Les vies de papier, c’est un roman fleuve, kaléidoscope, exubérant, poignant. Un livre de Rabih Alameddine, publié aux éditions Les Escales, qui vous happe, vous accroche, sans vraiment savoir pourquoi. Magazine s’est entretenu avec son auteur.
Est-ce l’histoire de Aaliyah, cette Beyrouthine septuagénaire qui voit passer, impassible, les saisons, les guerres et les métamorphoses de son quartier? Est-ce ce foisonnement littéraire, ces innombrables références à une foule d’auteurs et à leurs citations qui ponctuent le texte? Ou est-ce encore l’histoire d’une solitude emmurée dans les livres qui, entre amertume et humour, se lève pourtant chaque matin pour accomplir la seule chose qu’elle aime faire: lire et écrire? Les vies de papier, c’est un peu tout ça et encore plus. Et c’est probablement pour toutes ces bonnes raisons et bien d’autres que le prix Femina étranger lui a été décerné en octobre 2016.
Aaliyah est donc une traductrice qui vit depuis l’âge de 16 ans dans un vieil immeuble avec trois voisines qu’elle ne fréquente pas mais dont elle connaît les histoires à travers les parois de son appartement encombré de cartons de livres et de manuscrits. Pourtant, entre réflexions philosophiques, souvenirs, regrets et de petits évènements qui se produisent dans son quotidien calfeutré, Aaliyah nous captive, nous intrigue et nous émeut.
Contacté par courriel, Rabih Alameddine, ingénieur de formation vivant entre San Francisco et Beyrouth, tente d’élucider l’engouement suscité par son livre en 2016, alors qu’il publiait un nouveau best-seller, The Angel of History.
Est-ce le désir de raconter Beyrouth, d’animer tous ces auteurs cités, de décrire un personnage qui serait son alter ego tant son érudition est poussée? Alameddine est clair: «Aaliyah est tout à fait le produit de mon imagination.

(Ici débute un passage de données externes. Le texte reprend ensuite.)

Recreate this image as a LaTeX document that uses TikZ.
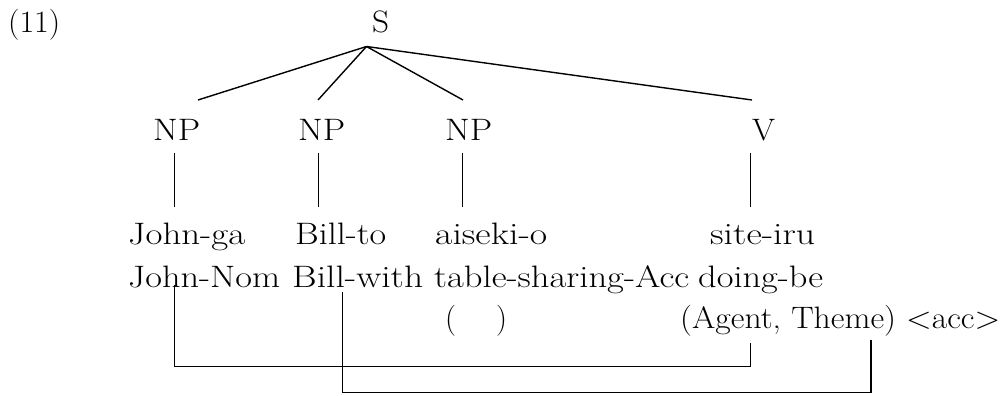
\documentclass[tikz,border=0pt]{standalone}
\usepackage{graphicx}
\newcommand{\fitw}[2]{\resizebox{#1pt}{\height}{#2}}
\begin{document}
\begin{tikzpicture}[x=1pt,y=-1pt,
  lbl/.style={inner sep=0pt, anchor=base west, font=\fontsize{31}{37}\selectfont},
  edge/.style={line width=1.4pt, line cap=butt},
  link/.style={line width=1.4pt, line join=miter}]
\useasboundingbox (0,0) rectangle (1002,396);
% labels
\node[lbl] (num) at (8,33) {\fitw{52}{(11)}};
\node[lbl] (S) at (372,33) {\fitw{17}{S}};
\node[lbl] (np1) at (153,140) {\fitw{47}{NP}};
\node[lbl] (np2) at (298,140) {\fitw{47}{NP}};
\node[lbl] (np3) at (445,140) {\fitw{47}{NP}};
\node[lbl] (v) at (752,140) {\fitw{23}{V}};
% words, row 1
\node[lbl] (w1) at (128,244) {\fitw{117}{John-ga}};
\node[lbl] (w2) at (295,244) {\fitw{91}{Bill-to}};
\node[lbl] (w3) at (435,244) {\fitw{112}{aiseki-o}};
\node[lbl] (w4) at (710,244) {\fitw{105}{site-iru}};
% glosses, row 2
\node[lbl] (g1) at (128,287) {\fitw{152}{John-Nom}};
\node[lbl] (g2) at (292,287) {\fitw{131}{Bill-with}};
\node[lbl] (g3) at (434,287) {\fitw{255}{table-sharing-Acc}};
\node[lbl] (g4) at (698,287) {\fitw{125}{doing-be}};
% row 3
\node[lbl] (p1) at (445,328) {\fitw{62}{(\hspace{40pt})}};
\node[lbl] (p2) at (680,328) {\fitw{320}{(Agent, Theme) <acc>}};
% tree coordinates
\coordinate (apex) at (366.5,46.5);
\coordinate (e1) at (198,100);
\coordinate (e2) at (318,100);
\coordinate (e3) at (463,100);
\coordinate (e4) at (752,100);
\coordinate (t1) at (174.3,153);
\coordinate (b1) at (174.3,207);
\coordinate (t2) at (318.3,153);
\coordinate (b2) at (318.3,207);
\coordinate (t3) at (462.3,153);
\coordinate (b3) at (462.3,207);
\coordinate (t4) at (750.7,153);
\coordinate (b4) at (750.7,207);
\draw[edge] (apex) -- (e1);
\draw[edge] (apex) -- (e2);
\draw[edge] (apex) -- (e3);
\draw[edge] (apex) -- (e4);
\draw[edge] (t1) -- (b1);
\draw[edge] (t2) -- (b2);
\draw[edge] (t3) -- (b3);
\draw[edge] (t4) -- (b4);
% linking brackets
\coordinate (la1) at (174.3,285);
\coordinate (la2) at (750.7,343);
\coordinate (lb1) at (342.3,292);
\coordinate (lb2) at (871,340);
\draw[link] (la1) |- (750.7,366.7) -- (la2);
\draw[link] (lb1) |- (871,392.7) -- (lb2);
\end{tikzpicture}
\end{document}
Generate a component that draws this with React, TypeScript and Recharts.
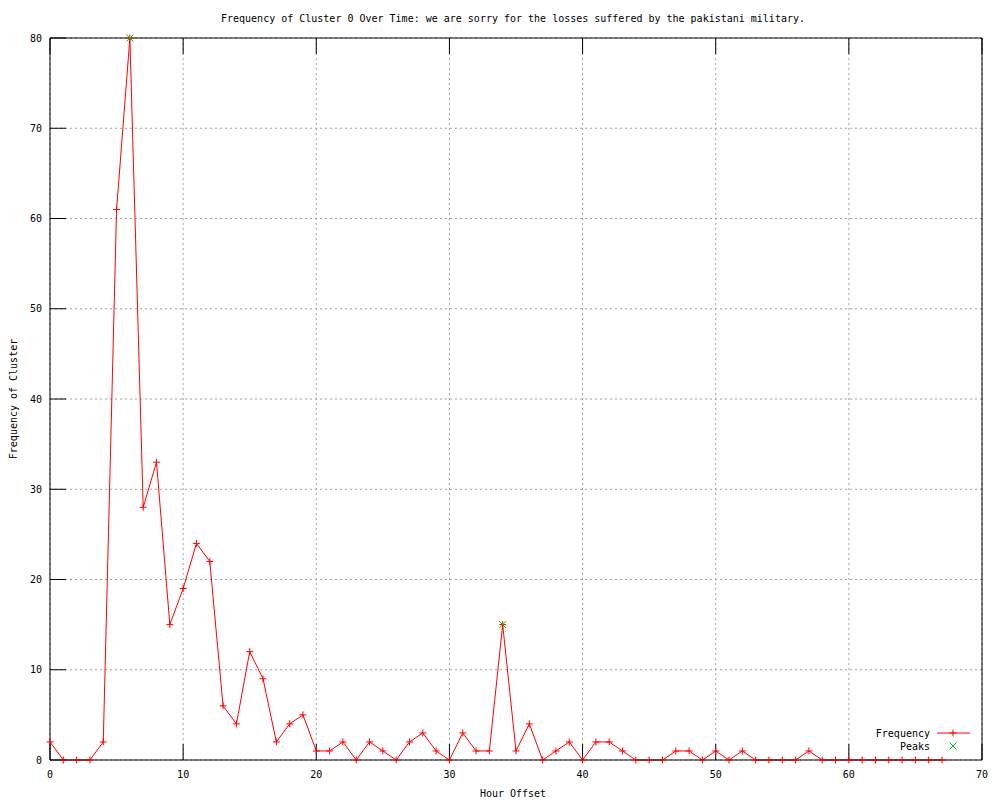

Je l’ai située à Beyrouth parce que c’est la ville que je connais. Je partage beaucoup de ses opinions. Mais comme toujours, ce qui déclenche un livre c’est l’envie, le besoin d’exprimer quelque chose. C’est surtout la question du démembrement qui m’interpelle», explique-t-il. «Le roman traite de la façon dont nous nous adaptons, comment une passion nous aide à fonctionner, à trouver une place dans ce monde. Aaliyah n’appartient pas à sa culture, elle est athée, sans enfant, sans parents, sans mari, elle a trouvé un sens à sa vie alors que la société ne savait pas quoi faire avec une personne comme elle», ajoute-t-il.
LA VALEUR D’UNE VIE
Durant la Seconde guerre mondiale, certains juifs étaient gardés en vie parce qu’aux yeux des nazis, ils étaient utiles à quelque chose, on les appelait les juifs nécessaires. Le grand écrivain et peintre Bruno Schulz a été gardé vivant parce qu’un commandant nazi voulait qu’il peigne la chambre de son fils. C’est la question ultime que je me pose: si quelqu’un n’a pas de talents reconnus, sa vie a-t-elle toujours de la valeur ou chaque vie en elle-même est-elle une œuvre d’art?».
Quoiqu’il en soit, Les vies de papier représente une œuvre d’art en elle-même. Combien de temps a-t-il fallu à l’auteur pour écrire 325 pages truffées de références littéraires? Avec humour, Rabih Alameddine répond: «j’ai voulu être plus rapide qu’avec Hakawati qui m’a pris 8 ans! Une vie de papiers a nécessité quatre ans et demi. Le plus important était de trouver le personnage d’Aaliyah, bien avant de créer les événements du roman.
Il m’a fallu deux ans pour cerner sa personnalité, l’entendre parler et voir comment elle trouvait du sens sans les «béquilles» habituelles qu’offre la vie en société. Comment rester digne quand on est si marginalisé, comment garder le sens de l’humour, comment se considérer, etc.».
De quoi, à l’instar de Rabih Alameddine, tomber amoureux de Aaliyah: «C’est le personnage de mes livres qui m’a le plus emballé. J’aurais aimé lui parler, mais malheureusement je crois qu’elle ne daignerait pas le faire».